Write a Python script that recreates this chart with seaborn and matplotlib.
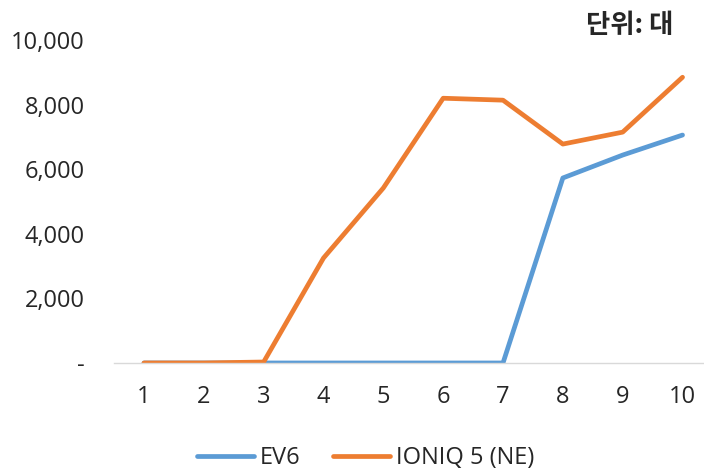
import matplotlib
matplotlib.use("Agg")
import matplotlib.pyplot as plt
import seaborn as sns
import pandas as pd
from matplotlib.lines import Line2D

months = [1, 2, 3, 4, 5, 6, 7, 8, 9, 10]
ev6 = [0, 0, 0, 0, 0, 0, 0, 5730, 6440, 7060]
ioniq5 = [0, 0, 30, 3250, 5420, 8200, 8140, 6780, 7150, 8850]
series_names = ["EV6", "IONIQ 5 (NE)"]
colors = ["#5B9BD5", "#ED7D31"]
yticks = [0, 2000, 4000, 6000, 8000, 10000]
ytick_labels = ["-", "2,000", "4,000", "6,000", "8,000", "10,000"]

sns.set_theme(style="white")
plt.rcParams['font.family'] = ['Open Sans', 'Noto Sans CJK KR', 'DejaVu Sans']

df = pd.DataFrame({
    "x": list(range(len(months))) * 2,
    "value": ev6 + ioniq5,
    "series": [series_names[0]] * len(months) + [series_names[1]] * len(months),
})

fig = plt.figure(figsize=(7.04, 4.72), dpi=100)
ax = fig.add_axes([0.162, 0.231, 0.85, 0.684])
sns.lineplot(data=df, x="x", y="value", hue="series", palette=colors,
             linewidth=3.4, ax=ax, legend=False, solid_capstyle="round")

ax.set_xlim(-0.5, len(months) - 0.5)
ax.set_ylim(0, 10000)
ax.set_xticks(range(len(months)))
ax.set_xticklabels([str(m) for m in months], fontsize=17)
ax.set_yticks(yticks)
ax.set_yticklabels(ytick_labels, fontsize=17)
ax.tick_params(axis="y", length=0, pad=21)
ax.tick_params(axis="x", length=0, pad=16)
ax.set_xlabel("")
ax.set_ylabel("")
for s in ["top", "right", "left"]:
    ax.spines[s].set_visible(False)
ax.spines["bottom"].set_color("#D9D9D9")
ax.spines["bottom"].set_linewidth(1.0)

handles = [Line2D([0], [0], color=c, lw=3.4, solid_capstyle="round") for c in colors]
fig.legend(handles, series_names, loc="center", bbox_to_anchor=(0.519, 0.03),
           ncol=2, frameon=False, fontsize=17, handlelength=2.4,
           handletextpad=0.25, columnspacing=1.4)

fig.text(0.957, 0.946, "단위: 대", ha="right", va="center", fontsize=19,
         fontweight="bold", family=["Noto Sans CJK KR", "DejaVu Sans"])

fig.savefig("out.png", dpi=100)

#####

> [WHAT IS REQUIRED] Leave out the pictures, then repeat the listing above exactly from its first line to the line with "from matplotlib.lines import Line2D", inclusive.

> [TASK SOLUTION]
Write a Python script that recreates this chart with seaborn and matplotlib.
import matplotlib
matplotlib.use("Agg")
import matplotlib.pyplot as plt
import seaborn as sns
import pandas as pd
from matplotlib.lines import Line2D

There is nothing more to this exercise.